Objective: Evaluate characteristics and risk factors for patients with advanced cutaneous squamous cell carcinoma (cSCC).
Study design: Retrospective case series.
Setting: Tertiary care center.
Patients and methods: Chart review of patients with cSCC undergoing a parotidectomy (2003-2012).
Results: Of 218 patients identified, 49% presented with a new primary lesion (n = 107) and 51% with a recurrence (n = 111). Parotid lymph nodes were positive in 52% of patients; 81% had a concurrent neck dissection, and 28% had cervical lymph node metastases. In 18% of patients, both parotid and cervical nodes were positive, while 44% were both parotid and cervical node negative; 33% had positive parotid and negative cervical nodes, and only 5% had negative parotid and positive cervical nodes. The overall 2- and 5-year survival rates were 0.71 and 0.58. Overall 5-year survival was lower for patients presenting with recurrent (0.49) versus new primary disease (0.69; P = .04). In addition, decreased overall 5-year survival rates were associated with cervical lymph node involvement (0.47 vs. 0.62; P = .01). There was no difference in overall survival when stratified by parotid lymph node involvement (P = .85), margin status (P = .67), perineural invasion (P = .42), facial nerve sacrifice (P = .92), or type of parotid operation performed (P = .51).

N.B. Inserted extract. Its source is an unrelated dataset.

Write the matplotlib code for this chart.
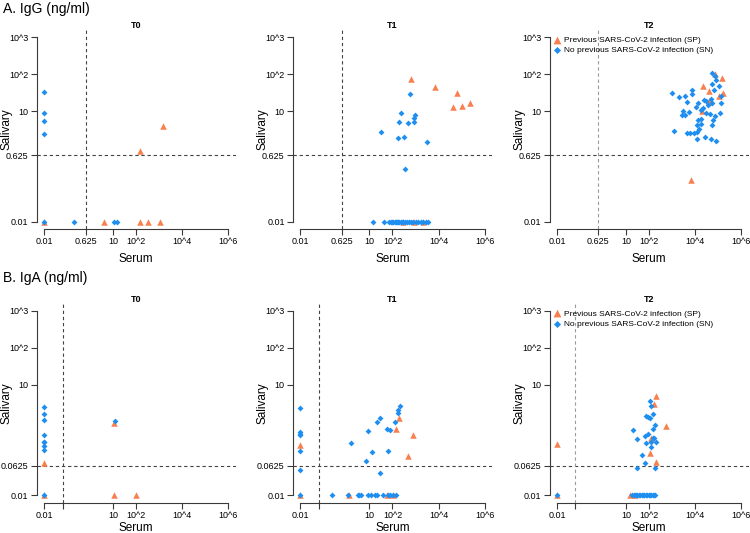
import numpy as np
import matplotlib
matplotlib.use("Agg")
import matplotlib.pyplot as plt

plt.rcParams["font.family"] = ["Liberation Sans", "DejaVu Sans"]

# ---- IgG (row A) ----
igg_t0_sp_serum = [0.01, 4, 138, 316, 1050, 148, 1400]
igg_t0_sp_saliva = [0.01, 0.01, 0.01, 0.01, 0.01, 0.85, 4.0]
igg_t0_sn_serum = [0.01, 0.2, 11, 14, 0.01, 0.01, 0.01, 0.01]
igg_t0_sn_saliva = [0.01, 0.01, 0.01, 0.01, 33.6, 8.7, 5.4, 2.45]

igg_t1_sp_serum = [660, 6900, 66000, 44500, 100000, 222000, 275, 890, 2200]
igg_t1_sp_saliva = [75, 46, 30.5, 13.2, 14, 16.3, 0.01, 0.01, 0.01]
igg_t1_sn_serum = [575, 227, 927, 890, 186, 490, 830, 30.6, 169, 327, 3280, 339,
                   14.6, 43, 72, 85, 100, 110, 125, 140, 160, 180, 200, 230, 260,
                   300, 350, 420, 500, 650, 800, 1000, 1300, 1700, 2200, 2800, 3600]
igg_t1_sn_saliva = [28.7, 8.7, 8.0, 6.4, 5.1, 4.8, 5.0, 2.64, 1.85, 1.93, 1.47, 0.26,
                    0.01, 0.01, 0.01, 0.01, 0.01, 0.01, 0.01, 0.01, 0.01, 0.01, 0.01,
                    0.01, 0.01, 0.01, 0.01, 0.01, 0.01, 0.01, 0.01, 0.01, 0.01, 0.01,
                    0.01, 0.01, 0.01]

igg_t2_sp_serum = [70300, 151000, 21900, 41200, 168000, 112000, 38500, 41700, 19000, 6600]
igg_t2_sp_saliva = [102, 78, 49, 36, 30.5, 26.3, 19.2, 17.8, 10.3, 0.133]
igg_t2_sn_serum = [53700, 75900, 81300, 53700, 112000, 7200, 67600, 1035, 2040, 3590,
                   7240, 4270, 23400, 13200, 30500, 49000, 133000, 56200, 34700, 10800,
                   21900, 133000, 3020, 5500, 2570, 3800, 17800, 30500, 45700, 70800,
                   124000, 60300, 53700, 12700, 18600, 12000, 17400, 15100, 12000, 1230,
                   4370, 5890, 8900, 11500, 27500, 46800, 81300]
igg_t2_sn_saliva = [111, 90, 70, 55, 48, 37.6, 37.6, 30.5, 23.8, 25.8,
                    29.2, 18, 20, 17, 19.2, 21, 25.8, 16.3, 14.7, 13.2,
                    11.9, 17, 10.3, 9.3, 8.0, 8.0, 10.7, 8.7, 8.3, 7.4,
                    8.7, 5.7, 4.1, 5.7, 6.0, 4.2, 4.4, 3.2, 2.75, 2.9,
                    2.58, 2.58, 2.58, 1.8, 1.93, 1.8, 1.56]

# ---- IgA (row B) ----
iga_t0_sp_serum = [0.01, 0.01, 10.7, 11, 102]
iga_t0_sp_saliva = [0.076, 0.01, 0.91, 0.01, 0.01]
iga_t0_sn_serum = [0.01, 0.01, 0.01, 0.01, 0.01, 0.01, 0.01, 0.01, 11.8, 0.01]
iga_t0_sn_saliva = [2.47, 1.63, 1.12, 0.436, 0.28, 0.27, 0.21, 0.166, 1.0, 0.01]

iga_t1_sp_serum = [0.01, 0.01, 195, 148, 800, 460, 1.35, 56, 110]
iga_t1_sp_saliva = [0.233, 0.01, 1.24, 0.62, 0.42, 0.115, 0.01, 0.01, 0.01]
iga_t1_sn_serum = [0.01, 0.01, 0.01, 0.01, 0.01, 0.01, 0.01, 214, 174, 174, 29, 21.5,
                   129, 56, 79, 8.7, 1.6, 12.6, 63, 7.4, 29,
                   0.23, 1.12, 3.2, 3.6, 4.2, 8.7, 11.8, 17.6, 22, 38, 65, 79, 107, 145]
iga_t1_sn_saliva = [2.38, 0.53, 0.47, 0.43, 0.153, 0.047, 0.01, 2.58, 2.0, 1.74, 1.27, 0.95,
                    0.96, 0.62, 0.57, 0.54, 0.253, 0.144, 0.153, 0.083, 0.039,
                    0.01, 0.01, 0.01, 0.01, 0.01, 0.01, 0.01, 0.01, 0.01, 0.01, 0.01,
                    0.01, 0.01, 0.01]

iga_t2_sp_serum = [0.01, 0.01, 194, 158, 525, 122, 106, 194, 15.5, 25]
iga_t2_sp_saliva = [0.25, 0.01, 5.0, 3.05, 0.75, 0.347, 0.135, 0.080, 0.01, 0.01]
iga_t2_sn_serum = [114, 126, 149, 71, 87, 106, 182, 19.4, 149, 65, 91, 144, 165, 30, 76,
                   122, 194, 122, 51, 67, 31, 175, 0.01,
                   18, 22, 26, 30, 35, 40, 47, 55, 63, 72, 82, 95, 110, 125, 145, 165, 186]
iga_t2_sn_saliva = [3.6, 2.58, 1.56, 1.40, 1.29, 1.27, 0.78, 0.60, 0.61, 0.41, 0.45, 0.36,
                    0.347, 0.325, 0.264, 0.275, 0.275, 0.197, 0.121, 0.073, 0.056, 0.056, 0.01,
                    0.01, 0.01, 0.01, 0.01, 0.01, 0.01, 0.01, 0.01, 0.01, 0.01, 0.01, 0.01,
                    0.01, 0.01, 0.01, 0.01, 0.01]

timepoints = ["T0", "T1", "T2"]
igg_cutoff = 0.625
iga_cutoff = 0.0625

igg_xticks = [0.01, 0.625, 10, 100, 1e4, 1e6]
igg_xlabels = ["0.01", "0.625", "10", "10^2", "10^4", "10^6"]
igg_yticks = [0.01, 0.625, 10, 100, 1000]
igg_ylabels = ["0.01", "0.625", "10", "10^2", "10^3"]
iga_xticks = [0.01, 0.0625, 10, 100, 1e4, 1e6]
iga_xlabels = ["0.01", "", "10", "10^2", "10^4", "10^6"]
iga_yticks = [0.01, 0.0625, 10, 100, 1000]
iga_ylabels = ["0.01", "0.0625", "10", "10^2", "10^3"]

sp_color = "#F8804F"
sn_color = "#1E8FF0"
axis_color = "#3a3a3a"

rows = [
    dict(data=[(igg_t0_sp_serum, igg_t0_sp_saliva, igg_t0_sn_serum, igg_t0_sn_saliva),
               (igg_t1_sp_serum, igg_t1_sp_saliva, igg_t1_sn_serum, igg_t1_sn_saliva),
               (igg_t2_sp_serum, igg_t2_sp_saliva, igg_t2_sn_serum, igg_t2_sn_saliva)],
         cutoff=igg_cutoff, xt=igg_xticks, xl=igg_xlabels, yt=igg_yticks, yl=igg_ylabels,
         bottom=304 / 533, title="A. IgG (ng/ml)", title_y=1 - 9 / 533, xlab_y=-0.15),
    dict(data=[(iga_t0_sp_serum, iga_t0_sp_saliva, iga_t0_sn_serum, iga_t0_sn_saliva),
               (iga_t1_sp_serum, iga_t1_sp_saliva, iga_t1_sn_serum, iga_t1_sn_saliva),
               (iga_t2_sp_serum, iga_t2_sp_saliva, iga_t2_sn_serum, iga_t2_sn_saliva)],
         cutoff=iga_cutoff, xt=iga_xticks, xl=iga_xlabels, yt=iga_yticks, yl=iga_ylabels,
         bottom=30.5 / 533, title="B. IgA (ng/ml)", title_y=1 - 278 / 533, xlab_y=-0.126),
]
lefts = [36.8 / 750, 293.0 / 750, 549.6 / 750]
w, h = 199 / 750, 199 / 533

fig = plt.figure(figsize=(7.5, 5.33), dpi=100)

for row in rows:
    fig.text(3 / 750, row["title_y"], row["title"], fontsize=10, va="center", ha="left")
    for i, (sp_x, sp_y, sn_x, sn_y) in enumerate(row["data"]):
        ax = fig.add_axes([lefts[i], row["bottom"], w, h])
        ax.set_xscale("log")
        ax.set_yscale("log")
        ax.set_xlim(10 ** -2.32, 10 ** 6.32)
        ax.set_ylim(10 ** -2.2, 10 ** 3.2)

        vcol = "#9a9a9a" if i == 2 else "#444444"
        ax.axhline(row["cutoff"], color="#444444", lw=0.8, ls=(0, (3, 2.5)), zorder=1)
        ax.axvline(row["cutoff"], color=vcol, lw=0.8, ls=(0, (3, 2.5)), zorder=1)

        ax.scatter(sp_x, sp_y, marker="^", s=22, color=sp_color, linewidths=0,
                   zorder=3, clip_on=False, label="Previous SARS-CoV-2 infection (SP)")
        ax.scatter(sn_x, sn_y, marker="D", s=9, color=sn_color, linewidths=0,
                   zorder=4, clip_on=False, label="No previous SARS-CoV-2 infection (SN)")

        for s in ["top", "right"]:
            ax.spines[s].set_visible(False)
        ax.spines["left"].set_bounds(0.01, 1000)
        ax.spines["bottom"].set_bounds(0.01, 1e6)
        for s in ["left", "bottom"]:
            ax.spines[s].set_color(axis_color)
            ax.spines[s].set_linewidth(0.8)

        ax.set_xticks(row["xt"])
        ax.set_xticklabels(row["xl"])
        ax.set_yticks(row["yt"])
        ax.set_yticklabels(row["yl"])
        ax.minorticks_off()
        ax.tick_params(axis="both", length=4.5, width=0.8, color=axis_color,
                       labelsize=6.5, pad=1.5)

        ax.set_title(timepoints[i], fontsize=6.5, fontweight="bold", pad=1)
        ax.set_xlabel("Serum", fontsize=8.5)
        ax.set_ylabel("Salivary", fontsize=8.5)
        ax.xaxis.label.set_va("center")
        ax.yaxis.label.set_va("center")
        ax.xaxis.set_label_coords(0.5, row["xlab_y"])
        ax.yaxis.set_label_coords(-0.151, 0.5)

        if i == 2:
            ax.legend(loc="upper left", bbox_to_anchor=(0.0, 0.985), frameon=False,
                      fontsize=6, borderaxespad=0.2, borderpad=0.2, handlelength=1.0,
                      handletextpad=0.3, labelspacing=0.3, markerscale=1.2)

fig.savefig("out.png", dpi=100)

Conclusions: In this study, cervical, but not parotid, lymph node involvement was associated with poor outcomes in patients with advanced cSCC requiring a parotidectomy. In patients without evidence of cervical or parotid lymph node involvement, a neck dissection may be spared, given there is a 5% chance of occult disease.
Keywords: cutaneous squamous cell carcinoma; outcomes; parotid; prognostic indicators.